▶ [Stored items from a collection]
------

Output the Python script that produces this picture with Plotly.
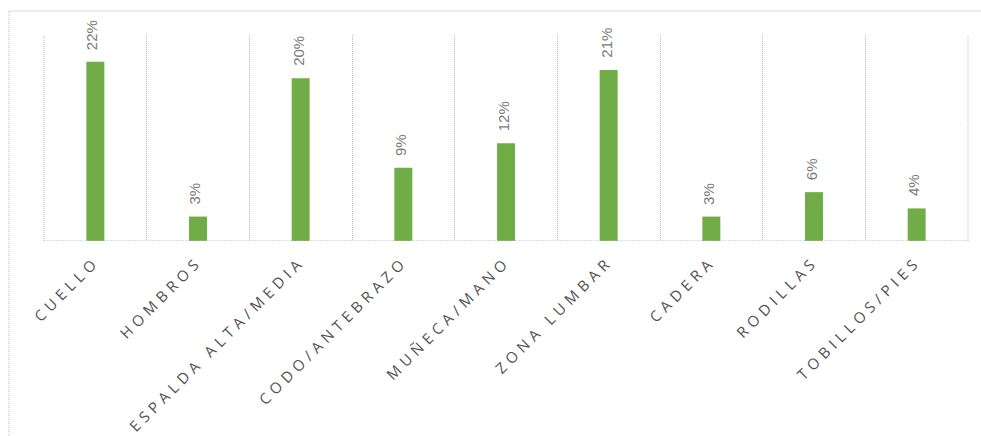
import plotly.graph_objects as go

# Body regions and share of reported discomfort (%)
categories = ["CUELLO", "HOMBROS", "ESPALDA ALTA/MEDIA", "CODO/ANTEBRAZO",
              "MUÑECA/MANO", "ZONA LUMBAR", "CADERA", "RODILLAS", "TOBILLOS/PIES"]
values = [22, 3, 20, 9, 12, 21, 3, 6, 4]
value_labels = ["22%", "3%", "20%", "9%", "12%", "21%", "3%", "6%", "4%"]

GREEN = "#70AD47"
TEXT_GRAY = "#535353"
LABEL_GRAY = "#7A7A7A"
GRID_GRAY = "#BDBDBD"
FONT = "Open Sans"

W, H = 981, 436
ML, MR, MT, MB = 44, 13, 35, 195
pw, ph = W - ML - MR, H - MT - MB

fig = go.Figure(go.Bar(
    x=categories,
    y=values,
    marker=dict(color=GREEN, line=dict(width=0)),
    hoverinfo="skip",
))

# rotated percentage labels above each bar
for cat, val, lab in zip(categories, values, value_labels):
    fig.add_annotation(
        x=cat, y=val, text=lab, textangle=-90,
        showarrow=False, yanchor="bottom", xanchor="center",
        yshift=10, xshift=-3,
        font=dict(family="Liberation Sans", size=15, color=LABEL_GRAY),
    )

# spaced-out category labels
tick_text = ['<span style="letter-spacing:4.8px">' + c + "</span>" for c in categories]

fig.update_xaxes(
    type="category",
    range=[-0.5, len(categories) - 0.5],
    tickmode="array",
    tickvals=categories,
    ticktext=tick_text,
    tickangle=-45,
    tickson="boundaries",
    ticks="",
    ticklabelstandoff=8,
    showgrid=True,
    gridcolor=GRID_GRAY,
    gridwidth=1,
    griddash="1px,1px",
    showline=False,
    zeroline=False,
    tickfont=dict(family=FONT, size=15, color=TEXT_GRAY),
    fixedrange=True,
)
fig.update_yaxes(
    range=[0, 25.3],
    visible=False,
    showgrid=False,
    zeroline=False,
    fixedrange=True,
)

# category axis baseline and outer vertical gridlines of the plot area
fig.add_shape(type="line", xref="paper", yref="y", x0=0, x1=1, y0=0, y1=0,
              line=dict(color=GRID_GRAY, width=1, dash="2px,1px"))
for xe in (0, 1):
    fig.add_shape(type="line", xref="paper", yref="paper", x0=xe, x1=xe, y0=0, y1=1,
                  line=dict(color=GRID_GRAY, width=1, dash="1px,1px"))

# chart frame (top edge and left edge)
fx0 = (9 - ML) / pw
fy_top = (H - MB - 11) / ph
fy_bot = (H - MB - H) / ph
fx1 = (W - ML) / pw
fig.add_shape(type="line", xref="paper", yref="paper", x0=fx0, x1=fx1, y0=fy_top, y1=fy_top,
              line=dict(color="#D9D9D9", width=1))
fig.add_shape(type="line", xref="paper", yref="paper", x0=fx0, x1=fx0, y0=fy_top, y1=fy_bot,
              line=dict(color=GRID_GRAY, width=1, dash="1px,1px"))

fig.update_layout(
    width=W, height=H,
    margin=dict(l=ML, r=MR, t=MT, b=MB, autoexpand=False),
    paper_bgcolor="white",
    plot_bgcolor="white",
    bargap=0.825,
    showlegend=False,
    font=dict(family=FONT, color=TEXT_GRAY),
)

fig.write_html("out.html", config={"displayModeBar": False})
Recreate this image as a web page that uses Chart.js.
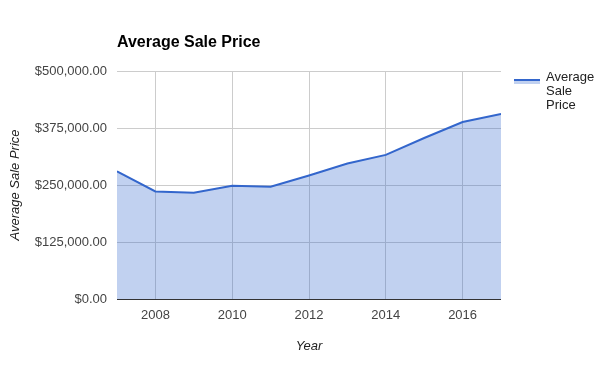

------

▶ [AIM] Write out all the entries word for word, but skip any images.

▶ [SOLVED PROBLEM]
Output the Python script that produces this picture with Plotly.
import plotly.graph_objects as go

# Body regions and share of reported discomfort (%)
categories = ["CUELLO", "HOMBROS", "ESPALDA ALTA/MEDIA", "CODO/ANTEBRAZO",
              "MUÑECA/MANO", "ZONA LUMBAR", "CADERA", "RODILLAS", "TOBILLOS/PIES"]
values = [22, 3, 20, 9, 12, 21, 3, 6, 4]
value_labels = ["22%", "3%", "20%", "9%", "12%", "21%", "3%", "6%", "4%"]

GREEN = "#70AD47"
TEXT_GRAY = "#535353"
LABEL_GRAY = "#7A7A7A"
GRID_GRAY = "#BDBDBD"
FONT = "Open Sans"

W, H = 981, 436
ML, MR, MT, MB = 44, 13, 35, 195
pw, ph = W - ML - MR, H - MT - MB

fig = go.Figure(go.Bar(
    x=categories,
    y=values,
    marker=dict(color=GREEN, line=dict(width=0)),
    hoverinfo="skip",
))

# rotated percentage labels above each bar
for cat, val, lab in zip(categories, values, value_labels):
    fig.add_annotation(
        x=cat, y=val, text=lab, textangle=-90,
        showarrow=False, yanchor="bottom", xanchor="center",
        yshift=10, xshift=-3,
        font=dict(family="Liberation Sans", size=15, color=LABEL_GRAY),
    )

# spaced-out category labels
tick_text = ['<span style="letter-spacing:4.8px">' + c + "</span>" for c in categories]

fig.update_xaxes(
    type="category",
    range=[-0.5, len(categories) - 0.5],
    tickmode="array",
    tickvals=categories,
    ticktext=tick_text,
    tickangle=-45,
    tickson="boundaries",
    ticks="",
    ticklabelstandoff=8,
    showgrid=True,
    gridcolor=GRID_GRAY,
    gridwidth=1,
    griddash="1px,1px",
    showline=False,
    zeroline=False,
    tickfont=dict(family=FONT, size=15, color=TEXT_GRAY),
    fixedrange=True,
)
fig.update_yaxes(
    range=[0, 25.3],
    visible=False,
    showgrid=False,
    zeroline=False,
    fixedrange=True,
)

# category axis baseline and outer vertical gridlines of the plot area
fig.add_shape(type="line", xref="paper", yref="y", x0=0, x1=1, y0=0, y1=0,
              line=dict(color=GRID_GRAY, width=1, dash="2px,1px"))
for xe in (0, 1):
    fig.add_shape(type="line", xref="paper", yref="paper", x0=xe, x1=xe, y0=0, y1=1,
                  line=dict(color=GRID_GRAY, width=1, dash="1px,1px"))

# chart frame (top edge and left edge)
fx0 = (9 - ML) / pw
fy_top = (H - MB - 11) / ph
fy_bot = (H - MB - H) / ph
fx1 = (W - ML) / pw
fig.add_shape(type="line", xref="paper", yref="paper", x0=fx0, x1=fx1, y0=fy_top, y1=fy_top,
              line=dict(color="#D9D9D9", width=1))
fig.add_shape(type="line", xref="paper", yref="paper", x0=fx0, x1=fx0, y0=fy_top, y1=fy_bot,
              line=dict(color=GRID_GRAY, width=1, dash="1px,1px"))

fig.update_layout(
    width=W, height=H,
    margin=dict(l=ML, r=MR, t=MT, b=MB, autoexpand=False),
    paper_bgcolor="white",
    plot_bgcolor="white",
    bargap=0.825,
    showlegend=False,
    font=dict(family=FONT, color=TEXT_GRAY),
)

fig.write_html("out.html", config={"displayModeBar": False})
Recreate this image as a web page that uses Chart.js.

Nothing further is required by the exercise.